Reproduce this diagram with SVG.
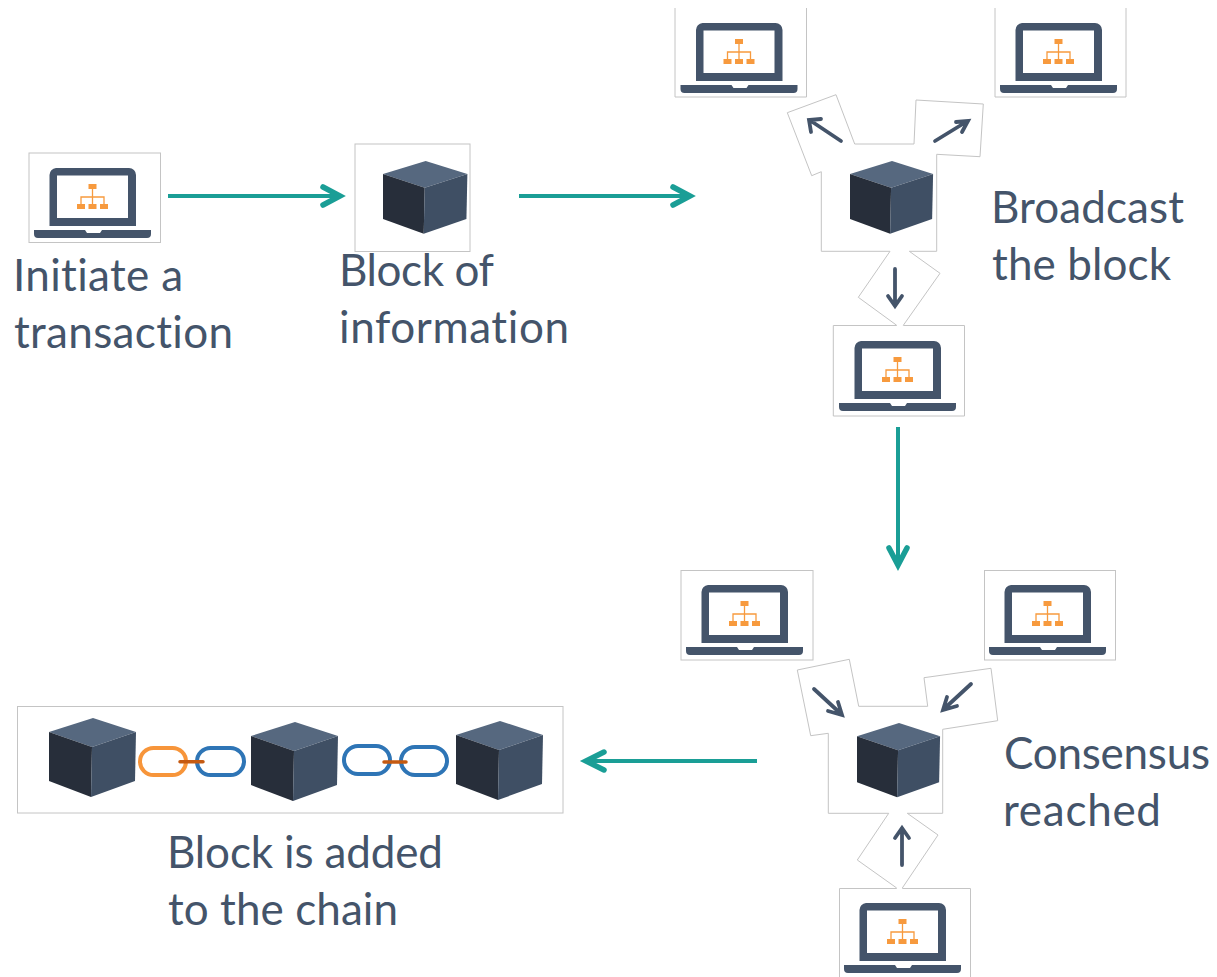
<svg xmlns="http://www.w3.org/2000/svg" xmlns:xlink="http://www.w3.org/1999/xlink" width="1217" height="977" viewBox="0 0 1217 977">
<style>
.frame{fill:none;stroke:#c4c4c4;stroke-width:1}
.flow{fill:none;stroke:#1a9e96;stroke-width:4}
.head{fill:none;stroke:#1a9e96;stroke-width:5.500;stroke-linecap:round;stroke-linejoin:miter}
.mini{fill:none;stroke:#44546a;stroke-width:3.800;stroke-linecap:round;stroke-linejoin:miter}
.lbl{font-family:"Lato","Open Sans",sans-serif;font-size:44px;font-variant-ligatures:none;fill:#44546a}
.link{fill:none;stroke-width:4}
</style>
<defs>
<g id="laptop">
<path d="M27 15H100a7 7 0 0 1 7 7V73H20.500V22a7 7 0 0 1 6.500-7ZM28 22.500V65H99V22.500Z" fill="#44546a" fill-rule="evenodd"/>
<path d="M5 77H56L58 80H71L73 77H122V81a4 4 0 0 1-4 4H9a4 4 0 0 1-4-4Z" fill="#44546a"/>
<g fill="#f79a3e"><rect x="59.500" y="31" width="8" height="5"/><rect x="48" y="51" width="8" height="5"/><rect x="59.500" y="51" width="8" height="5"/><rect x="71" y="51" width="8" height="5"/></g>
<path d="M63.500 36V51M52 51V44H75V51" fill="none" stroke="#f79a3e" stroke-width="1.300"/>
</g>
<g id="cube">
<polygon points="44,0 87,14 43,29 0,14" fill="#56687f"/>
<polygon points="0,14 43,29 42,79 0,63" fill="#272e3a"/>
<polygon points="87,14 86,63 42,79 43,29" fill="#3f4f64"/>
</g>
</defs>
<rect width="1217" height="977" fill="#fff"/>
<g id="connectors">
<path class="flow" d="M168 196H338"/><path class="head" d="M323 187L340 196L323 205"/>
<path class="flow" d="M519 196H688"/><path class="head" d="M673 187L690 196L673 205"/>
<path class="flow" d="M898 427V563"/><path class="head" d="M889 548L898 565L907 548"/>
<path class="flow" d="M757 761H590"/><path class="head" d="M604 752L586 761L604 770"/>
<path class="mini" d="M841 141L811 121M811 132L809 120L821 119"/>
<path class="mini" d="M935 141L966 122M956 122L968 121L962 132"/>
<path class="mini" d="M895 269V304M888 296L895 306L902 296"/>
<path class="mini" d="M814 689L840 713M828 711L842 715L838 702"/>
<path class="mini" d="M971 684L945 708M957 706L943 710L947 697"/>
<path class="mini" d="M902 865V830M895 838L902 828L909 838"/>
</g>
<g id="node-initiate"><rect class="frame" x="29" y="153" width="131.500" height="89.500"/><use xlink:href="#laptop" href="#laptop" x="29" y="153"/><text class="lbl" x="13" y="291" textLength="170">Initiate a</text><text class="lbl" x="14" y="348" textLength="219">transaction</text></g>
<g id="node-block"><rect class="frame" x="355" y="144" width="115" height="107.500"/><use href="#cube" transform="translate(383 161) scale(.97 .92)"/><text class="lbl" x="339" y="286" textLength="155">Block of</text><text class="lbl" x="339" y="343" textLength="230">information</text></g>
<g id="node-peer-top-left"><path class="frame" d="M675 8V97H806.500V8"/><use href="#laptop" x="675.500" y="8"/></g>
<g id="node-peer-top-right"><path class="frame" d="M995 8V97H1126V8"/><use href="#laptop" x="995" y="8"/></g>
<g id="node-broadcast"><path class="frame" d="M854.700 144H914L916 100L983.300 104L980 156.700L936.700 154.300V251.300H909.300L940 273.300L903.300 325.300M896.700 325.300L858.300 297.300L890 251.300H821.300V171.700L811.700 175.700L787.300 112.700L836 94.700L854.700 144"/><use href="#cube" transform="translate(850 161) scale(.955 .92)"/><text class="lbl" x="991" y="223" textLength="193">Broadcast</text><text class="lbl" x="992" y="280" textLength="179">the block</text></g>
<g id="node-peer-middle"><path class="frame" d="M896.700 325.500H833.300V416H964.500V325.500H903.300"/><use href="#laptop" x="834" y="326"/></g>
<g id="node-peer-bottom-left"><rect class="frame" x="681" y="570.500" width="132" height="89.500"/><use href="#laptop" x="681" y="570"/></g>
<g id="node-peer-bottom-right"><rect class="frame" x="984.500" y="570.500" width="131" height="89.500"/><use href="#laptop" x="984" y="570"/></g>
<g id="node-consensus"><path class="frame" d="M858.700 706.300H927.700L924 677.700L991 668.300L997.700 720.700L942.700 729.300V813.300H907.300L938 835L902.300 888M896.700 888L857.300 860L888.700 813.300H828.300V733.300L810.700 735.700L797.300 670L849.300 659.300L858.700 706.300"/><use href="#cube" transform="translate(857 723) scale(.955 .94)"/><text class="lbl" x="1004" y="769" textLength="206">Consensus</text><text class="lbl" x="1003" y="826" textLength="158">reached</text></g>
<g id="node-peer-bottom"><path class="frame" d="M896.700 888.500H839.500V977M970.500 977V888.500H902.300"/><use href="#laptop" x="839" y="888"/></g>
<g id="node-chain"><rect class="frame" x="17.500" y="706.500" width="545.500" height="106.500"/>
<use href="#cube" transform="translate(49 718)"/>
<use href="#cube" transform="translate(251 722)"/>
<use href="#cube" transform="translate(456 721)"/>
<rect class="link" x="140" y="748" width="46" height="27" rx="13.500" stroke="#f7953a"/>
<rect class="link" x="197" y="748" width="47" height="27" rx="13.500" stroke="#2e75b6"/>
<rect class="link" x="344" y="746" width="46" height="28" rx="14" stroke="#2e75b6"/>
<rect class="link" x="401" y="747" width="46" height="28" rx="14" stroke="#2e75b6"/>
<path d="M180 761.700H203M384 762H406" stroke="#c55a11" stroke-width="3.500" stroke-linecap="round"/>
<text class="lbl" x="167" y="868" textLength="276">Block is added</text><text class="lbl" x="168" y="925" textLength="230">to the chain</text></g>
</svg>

[Exercise objective]
Return the material exactly as given, apart from the pictures.

[Finished answer]
Reproduce this diagram with SVG.
<svg xmlns="http://www.w3.org/2000/svg" xmlns:xlink="http://www.w3.org/1999/xlink" width="1217" height="977" viewBox="0 0 1217 977">
<style>
.frame{fill:none;stroke:#c4c4c4;stroke-width:1}
.flow{fill:none;stroke:#1a9e96;stroke-width:4}
.head{fill:none;stroke:#1a9e96;stroke-width:5.500;stroke-linecap:round;stroke-linejoin:miter}
.mini{fill:none;stroke:#44546a;stroke-width:3.800;stroke-linecap:round;stroke-linejoin:miter}
.lbl{font-family:"Lato","Open Sans",sans-serif;font-size:44px;font-variant-ligatures:none;fill:#44546a}
.link{fill:none;stroke-width:4}
</style>
<defs>
<g id="laptop">
<path d="M27 15H100a7 7 0 0 1 7 7V73H20.500V22a7 7 0 0 1 6.500-7ZM28 22.500V65H99V22.500Z" fill="#44546a" fill-rule="evenodd"/>
<path d="M5 77H56L58 80H71L73 77H122V81a4 4 0 0 1-4 4H9a4 4 0 0 1-4-4Z" fill="#44546a"/>
<g fill="#f79a3e"><rect x="59.500" y="31" width="8" height="5"/><rect x="48" y="51" width="8" height="5"/><rect x="59.500" y="51" width="8" height="5"/><rect x="71" y="51" width="8" height="5"/></g>
<path d="M63.500 36V51M52 51V44H75V51" fill="none" stroke="#f79a3e" stroke-width="1.300"/>
</g>
<g id="cube">
<polygon points="44,0 87,14 43,29 0,14" fill="#56687f"/>
<polygon points="0,14 43,29 42,79 0,63" fill="#272e3a"/>
<polygon points="87,14 86,63 42,79 43,29" fill="#3f4f64"/>
</g>
</defs>
<rect width="1217" height="977" fill="#fff"/>
<g id="connectors">
<path class="flow" d="M168 196H338"/><path class="head" d="M323 187L340 196L323 205"/>
<path class="flow" d="M519 196H688"/><path class="head" d="M673 187L690 196L673 205"/>
<path class="flow" d="M898 427V563"/><path class="head" d="M889 548L898 565L907 548"/>
<path class="flow" d="M757 761H590"/><path class="head" d="M604 752L586 761L604 770"/>
<path class="mini" d="M841 141L811 121M811 132L809 120L821 119"/>
<path class="mini" d="M935 141L966 122M956 122L968 121L962 132"/>
<path class="mini" d="M895 269V304M888 296L895 306L902 296"/>
<path class="mini" d="M814 689L840 713M828 711L842 715L838 702"/>
<path class="mini" d="M971 684L945 708M957 706L943 710L947 697"/>
<path class="mini" d="M902 865V830M895 838L902 828L909 838"/>
</g>
<g id="node-initiate"><rect class="frame" x="29" y="153" width="131.500" height="89.500"/><use xlink:href="#laptop" href="#laptop" x="29" y="153"/><text class="lbl" x="13" y="291" textLength="170">Initiate a</text><text class="lbl" x="14" y="348" textLength="219">transaction</text></g>
<g id="node-block"><rect class="frame" x="355" y="144" width="115" height="107.500"/><use href="#cube" transform="translate(383 161) scale(.97 .92)"/><text class="lbl" x="339" y="286" textLength="155">Block of</text><text class="lbl" x="339" y="343" textLength="230">information</text></g>
<g id="node-peer-top-left"><path class="frame" d="M675 8V97H806.500V8"/><use href="#laptop" x="675.500" y="8"/></g>
<g id="node-peer-top-right"><path class="frame" d="M995 8V97H1126V8"/><use href="#laptop" x="995" y="8"/></g>
<g id="node-broadcast"><path class="frame" d="M854.700 144H914L916 100L983.300 104L980 156.700L936.700 154.300V251.300H909.300L940 273.300L903.300 325.300M896.700 325.300L858.300 297.300L890 251.300H821.300V171.700L811.700 175.700L787.300 112.700L836 94.700L854.700 144"/><use href="#cube" transform="translate(850 161) scale(.955 .92)"/><text class="lbl" x="991" y="223" textLength="193">Broadcast</text><text class="lbl" x="992" y="280" textLength="179">the block</text></g>
<g id="node-peer-middle"><path class="frame" d="M896.700 325.500H833.300V416H964.500V325.500H903.300"/><use href="#laptop" x="834" y="326"/></g>
<g id="node-peer-bottom-left"><rect class="frame" x="681" y="570.500" width="132" height="89.500"/><use href="#laptop" x="681" y="570"/></g>
<g id="node-peer-bottom-right"><rect class="frame" x="984.500" y="570.500" width="131" height="89.500"/><use href="#laptop" x="984" y="570"/></g>
<g id="node-consensus"><path class="frame" d="M858.700 706.300H927.700L924 677.700L991 668.300L997.700 720.700L942.700 729.300V813.300H907.300L938 835L902.300 888M896.700 888L857.300 860L888.700 813.300H828.300V733.300L810.700 735.700L797.300 670L849.300 659.300L858.700 706.300"/><use href="#cube" transform="translate(857 723) scale(.955 .94)"/><text class="lbl" x="1004" y="769" textLength="206">Consensus</text><text class="lbl" x="1003" y="826" textLength="158">reached</text></g>
<g id="node-peer-bottom"><path class="frame" d="M896.700 888.500H839.500V977M970.500 977V888.500H902.300"/><use href="#laptop" x="839" y="888"/></g>
<g id="node-chain"><rect class="frame" x="17.500" y="706.500" width="545.500" height="106.500"/>
<use href="#cube" transform="translate(49 718)"/>
<use href="#cube" transform="translate(251 722)"/>
<use href="#cube" transform="translate(456 721)"/>
<rect class="link" x="140" y="748" width="46" height="27" rx="13.500" stroke="#f7953a"/>
<rect class="link" x="197" y="748" width="47" height="27" rx="13.500" stroke="#2e75b6"/>
<rect class="link" x="344" y="746" width="46" height="28" rx="14" stroke="#2e75b6"/>
<rect class="link" x="401" y="747" width="46" height="28" rx="14" stroke="#2e75b6"/>
<path d="M180 761.700H203M384 762H406" stroke="#c55a11" stroke-width="3.500" stroke-linecap="round"/>
<text class="lbl" x="167" y="868" textLength="276">Block is added</text><text class="lbl" x="168" y="925" textLength="230">to the chain</text></g>
</svg>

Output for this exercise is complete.